SILICON LABS SiWG917 TA Flash Memory Map

Introduction

• For SiWG917 IC (SiWG917M111MGTBA), Flash is shared between the Wireless processor (TA) and Cortex M4 processor(M4). So far, the Wireless image has been 1.6MB. All eval boards and IC shipments done before Oct 2023 are based on this configuration.
• The Master boot Record (MBR) and SW releases are based on this 1.6MB Wireless image. New Wireless enhancements/features adoption may increase the size of the Wireless image to 1.8MB. Users are recommended to change their existing devices to support
• Wireless Image with 1.8MB and make them future-proof. For this change to affect, an MBR upgrade is needed.
• This document is a user guide that helps in identifying the MBR version of the device and guides the user to update the MBR (if required) using the Commander CLI tool. The tool performs best with systems running on Windows, Linux, and MacOS.
  Users must adapt the change based on the results from the MBR version check. If ‘MBR version check’ returns 1F, then no change to MBR is needed. In this case, users can directly make project-related changes per section Configuring the M4. In case the MBR value is 1B, the user needs to use Simplicity Commander CLI and update the MBR per the following section starting from Simplicity Commander CLI.
• Note: After the MBR is updated, it is mandatory to follow Configuring the M4 Application section and flash the application.
• If the above step is skipped, the device will be corrupted and may be difficult to recover in certain scenarios.

Prerequisites

Hardware

• BRD4338A with BRD4002A.
• USB Type C cable to connect to the PC.

Software

• Simplicity Commander CLI (1v16p1 and above versions)
• Note: To check commander version open the cli mode (To open the commander cli mode follow Section 3.1 from step 1 to step 3) and give the following.
• command: commander –version

MBR Version check

Using Simplicity Commander CLI

• This section will guide the user to read the address location “0x4000194”.
• Depending on the output the user will know what MBR version is loaded in the board/IC.

Steps to follow:

1. Connect the device to the PC using a USB cable (type C).
2. Traverse to the path where Simplicity Studio is installed
   • For our case, the path (default path) is: C:\SiliconLabs\SimplicityStudio\v5\developer\adapter_packs\commander
3. Type “cmd” in highlighted part section in the above picture and hit enter. It will open the command prompt CLI in that path.
4. Enter the following command in the command prompt CLI to read the MBR from the memory location address “0x4000194”. Command: commander readme –range 0x4000194:+0x4
5. The user would get output similar to below after executing the above command.
6. If the output contains “1B”(as marked in a red box in the image above) then the device has 1.6 MB MBR flashed in it Go to the section “Programming the MBR”
   • If the output contains “1F” (same place where the red box is in the image above) then the device has 1.8 MB MBR flashed in it.
   • Users can use the GA release to proceed or Go to the section “Configuring the M4 Application” if using a release earlier than the GA release to find out linker changes.
   • Note: If the output (after executing the command: commander readme –range 0x4000194:+0x4 ) is like the below figure: Having all “CC”s(marked inside red box) , then the board is corrupted. Please go to Section 6 to reflash 1.8v MBR in it.

Programming the MBR

The following steps are for Programming the MBR in the Common Flash Device(s).

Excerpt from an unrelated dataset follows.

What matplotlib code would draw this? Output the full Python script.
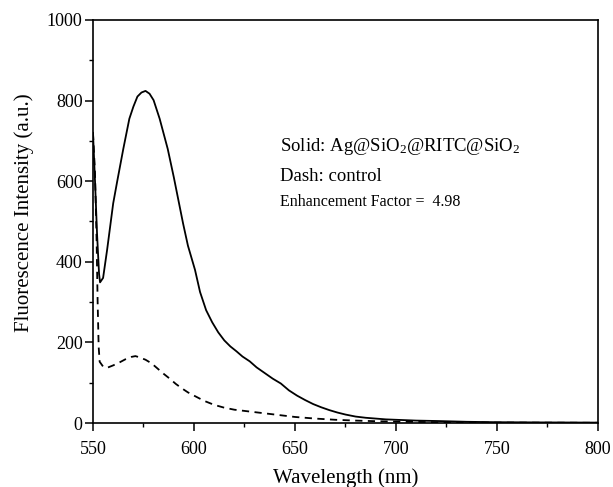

Backup the original TA, M4, and efuse contents

• This step is recommended before doing any update.
• TAMBR: commander manufacturing read tambr –out <filename.bin>
• Example: commander manufacturing read tambr –out tambr.bin
• M4 MBR: commander manufacturing read m4mbrcf –out <filename.bin>
• Example: commander manufacturing read m4mbrcf –out m4mbr.bin
• eFusecopy: commander manufacturing read efusecopy –out <filename.bin>
• Example: commander manufacturing read efusecopy –out efusecopy.bin

MBR File(s)

The file that shall be used to update the MBR to support the 1.8MB Wireless Image.

Board Number	MBR File Link
BRD4338A	ta_mbr_SiWG917M1xxMGTBA.bin

• Note: PSRAM support is disabled in the above-mentioned MBR file, if PSRAM support is needed, please contact Silicon Labs support.
• Download this file and copy it to the commander folder. E.g. In this case default path C:\SiliconLabs\SimplicityStudio\v5\developer\adapter_packs\commander

Flashing Procedure

Following is the sequence to program the device(s).

1. Write TA MBR
2. Write M4 MBR
3. Write the calibration data to the M4 Flash

Write TA MBR

• Use the below command to update the TA MBR.
• Command: commander manufacturing provision –mbr <filename.bin> -d <full opn>
• Example: commander manufacturing provision –mbr ta_mbr_SiWG917M1xxMGTBA.bin -d SiWG917M111MGTBA
• Note: User might see failure multiple times while updating the TA MBR(refer to below image). “Reset” the board and try again.

Write M4 MBR

• TA and M4 regions have the same data in both their MBR regions. Pick the relevant binary files from section “5.2 MBR File(s)” and use the below command to update the M4 MBR
• Note: User needs to use the same MBR for both TA and M4 thus in this case use ta_mbr_SiWG917M1xxMGTBA.bin
• Command: commander manufacturing write m4mbrcf –data <filename.bin> -d <full opn>
• Example: commander manufacturing write m4mbrcf –data ta_mbr_SiWG917M1xxMGTBA.bin -d SiWG917M111MGTBA

Write the calibration data to the M4 Flash

1. Step 1: Copy the calibration data from TA to a bin file.
2. Step 2: Write the copied data to M4 Flash (the same bin file will be given as input).
   • Note: In case the above procedure fails please reset the board a few times and retry the steps.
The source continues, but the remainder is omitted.